The mistake itself is inevitable. It’s a built-in feature of the chaotic, beautiful game of basketball. But what separates an average player from a truly great player isn’t the absence of errors. It is what happens in the single, defining second after the mistake occurs.
The Myth of the “Short Memory”
We often tell players they need a “short memory.” But the truth is, you don’t need amnesia to be elite; you need a hyper-focused “Next Play” speed.
When an average player turns the ball over, what happens next? The shoulders slump. The head drops. They look at their hands, stare down the referee, or turn to the bench with a look of exasperation. In that crucial one to two seconds of emotional indulgence, the opposing team is already pushing the ball in transition, turning a 5-on-5 game into a 5-on-4 advantage.
Elite players treat emotional resilience as a habit, no different than their shooting mechanics or defensive stance. The moment the ball leaves their hands poorly or the whistle blows against them, their internal switch flips immediately. There is no head drop. There is only the sprint back on defense. That one-second advantage, the speed at which you recover and get to the next action, is a micro-skill that dictates the rhythm of the entire game.
In his foundational book, Stuff Good Players Should Know, Dick DeVenzio captures this concept perfectly. He points out that average players waste precious time putting on a show of disappointment for the crowd or the bench, wanting everyone to know they meant to do better. Smart players, however, understand that the game doesn’t pause for your feelings. DeVenzio emphasized that you must instantly transform your frustration into relentless, productive hustle. You can’t un-turn the basketball over, but you absolutely control the ferocity with which you sprint into the very next play.
The Point Guard as the Emotional Thermostat
This “Next Play” mentality doesn’t just apply to your own mistakes; it is the cornerstone of on-court leadership.
As a point guard, you are the emotional thermostat for your roster. The team will rise or fall to the temperature you set. When a teammate misses a crucial rotation or fumbles a perfect pass, everyone in the gym instinctively looks at the leader.
If you drop your head, roll your eyes, or throw your hands up in frustration, you have just permitted your team to fracture. You are telling them, “It’s okay to dwell on this.” But if your immediate reaction is to clap your hands, point to the next assignment, and sprint back while yelling, “Next play! We’ll get it back on the defensive end!” you instantly reset the team’s emotional baseline. Great leaders don’t allow their teammates to drown in their mistakes; they throw them a lifeline by demanding immediate focus on the present moment.
The Car Ride Home: Praising the Recovery Time
This mentality extends far beyond the hardwood, and it requires reinforcement from the most important coaches in a player’s life: their parents.
The post-game car ride home is notoriously difficult.
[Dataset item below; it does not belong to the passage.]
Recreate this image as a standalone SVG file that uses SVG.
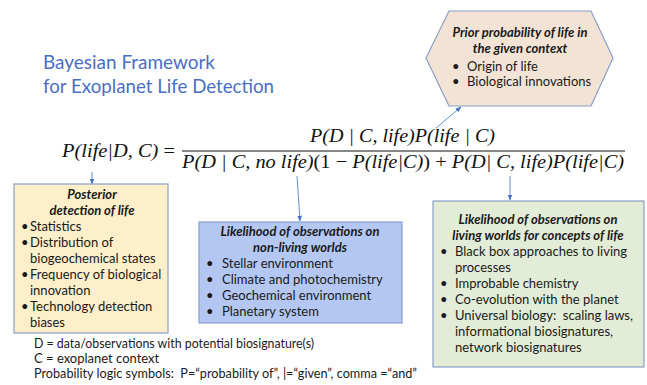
<svg xmlns="http://www.w3.org/2000/svg" width="647" height="385" viewBox="0 0 647 385">
<defs>
<marker id="arr" viewBox="0 0 10 10" refX="9" refY="5" markerWidth="6" markerHeight="6" orient="auto" markerUnits="userSpaceOnUse">
<path d="M0,1 L10,5 L0,9 z" fill="#4472c4"/>
</marker>
</defs>
<style>
.t{font-family:Lato,"Open Sans","Liberation Sans",sans-serif;font-size:13px;fill:#1a1a1a}
.h{font-weight:bold;font-style:italic;text-anchor:middle}
.m{font-family:"Liberation Serif","DejaVu Serif",serif;font-style:italic;font-size:19.5px;fill:#111}
.u{font-style:normal}
.title{font-family:Lato,"Open Sans","Liberation Sans",sans-serif;font-size:20px;fill:#4a6fc2}
.box{stroke:#8a9dc9;stroke-width:1.2}
.c{stroke:#4472c4;stroke-width:0.8;fill:none}
</style>
<rect width="647" height="385" fill="#ffffff"/>
<g id="title">
<text class="title" x="43" y="69" textLength="172" lengthAdjust="spacingAndGlyphs">Bayesian Framework</text>
<text class="title" x="43" y="93" textLength="231" lengthAdjust="spacingAndGlyphs">for Exoplanet Life Detection</text>
</g>
<g id="formula">
<text class="m" x="62" y="157" textLength="113" lengthAdjust="spacingAndGlyphs">P(life|D, C) <tspan class="u">=</tspan></text>
<text class="m" x="310" y="142" textLength="185" lengthAdjust="spacingAndGlyphs">P(D | C, life)P(life | C)</text>
<line x1="182" y1="151" x2="625" y2="151" stroke="#111" stroke-width="1.2"/>
<text class="m" x="182" y="168" textLength="442" lengthAdjust="spacingAndGlyphs">P(D | C, no life)<tspan class="u">(1 − </tspan>P(life|C)<tspan class="u">) + </tspan>P(D| C, life)P(life|C)</text>
</g>
<g id="connectors">
<line class="c" x1="436" y1="128" x2="461" y2="107" marker-end="url(#arr)"/>
<line class="c" x1="92" y1="172" x2="92" y2="184" marker-end="url(#arr)"/>
<line class="c" x1="297" y1="176" x2="300" y2="221" marker-end="url(#arr)"/>
<line class="c" x1="510" y1="176" x2="510" y2="200" marker-end="url(#arr)"/>
</g>
<g id="prior">
<polygon class="box" points="449,11 591,11 613,58 591,106 449,106 426,58" fill="#f3e3d5"/>
<text class="t h" x="520" y="37">Prior probability of life in</text>
<text class="t h" x="520" y="53">the given context</text>
<text class="t" x="452" y="71">•</text><text class="t" x="467" y="71">Origin of life</text>
<text class="t" x="452" y="86">•</text><text class="t" x="467" y="86">Biological innovations</text>
</g>
<g id="posterior">
<rect class="box" x="14" y="184" width="154" height="149" fill="#fcefca"/>
<text class="t h" x="92" y="199">Posterior</text>
<text class="t h" x="92" y="215">detection of life</text>
<text class="t" x="21" y="231">•</text><text class="t" x="30" y="231">Statistics</text>
<text class="t" x="21" y="247">•</text><text class="t" x="30" y="247">Distribution of</text>
<text class="t" x="30" y="263">biogeochemical states</text>
<text class="t" x="21" y="279">•</text><text class="t" x="30" y="279">Frequency of biological</text>
<text class="t" x="30" y="295">innovation</text>
<text class="t" x="21" y="311">•</text><text class="t" x="30" y="311">Technology detection</text>
<text class="t" x="30" y="327">biases</text>
</g>
<g id="nonliving">
<rect class="box" x="199" y="222" width="203" height="101" fill="#b3c7f2"/>
<text class="t h" x="300" y="236">Likelihood of observations on</text>
<text class="t h" x="300" y="252">non-living worlds</text>
<text class="t" x="206" y="268">•</text><text class="t" x="222" y="268">Stellar environment</text>
<text class="t" x="206" y="284">•</text><text class="t" x="222" y="284">Climate and photochemistry</text>
<text class="t" x="206" y="300">•</text><text class="t" x="222" y="300">Geochemical environment</text>
<text class="t" x="206" y="316">•</text><text class="t" x="222" y="316">Planetary system</text>
</g>
<g id="living">
<rect class="box" x="433" y="201" width="211" height="166" fill="#e2ecd6"/>
<text class="t h" x="538" y="224">Likelihood of observations on</text>
<text class="t h" x="538" y="240">living worlds for concepts of life</text>
<text class="t" x="440" y="256">•</text><text class="t" x="455" y="256">Black box approaches to living</text>
<text class="t" x="455" y="272">processes</text>
<text class="t" x="440" y="288">•</text><text class="t" x="455" y="288">Improbable chemistry</text>
<text class="t" x="440" y="304">•</text><text class="t" x="455" y="304">Co-evolution with the planet</text>
<text class="t" x="440" y="320">•</text><text class="t" x="455" y="320" xml:space="preserve">Universal biology:  scaling laws,</text>
<text class="t" x="455" y="336">informational biosignatures,</text>
<text class="t" x="455" y="352">network biosignatures</text>
</g>
<g id="legend">
<text class="t" x="34" y="348" textLength="280" lengthAdjust="spacingAndGlyphs">D = data/observations with potential biosignature(s)</text>
<text class="t" x="34" y="363">C = exoplanet context</text>
<text class="t" x="34" y="378" xml:space="preserve" textLength="383" lengthAdjust="spacingAndGlyphs">Probability logic symbols:  P=“probability of”, |=“given”, comma =“and”</text>
</g>
</svg>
When a player has a rough game, the instinct is often to dissect the errors. “Why did you force that shot? What happened on that turnover in the third quarter?”
If we want to build athletes with elite “Next Play” speed, we have to change the way we praise them. Instead of focusing on the initial mistake, focus entirely on their recovery time.
Try shifting the conversation: “I know you were frustrated by that missed layup, but I loved how you didn’t complain and immediately sprinted back to get a deflection on defense. That showed incredible toughness.”
When you praise the recovery, you reinforce the exact emotional resilience they need. You teach them that their value isn’t tied to being perfect, but to how quickly and relentlessly they respond to adversity.
Mistakes are guaranteed. The response is a choice. Master the one-second advantage, and you’ll change the way you play the game forever.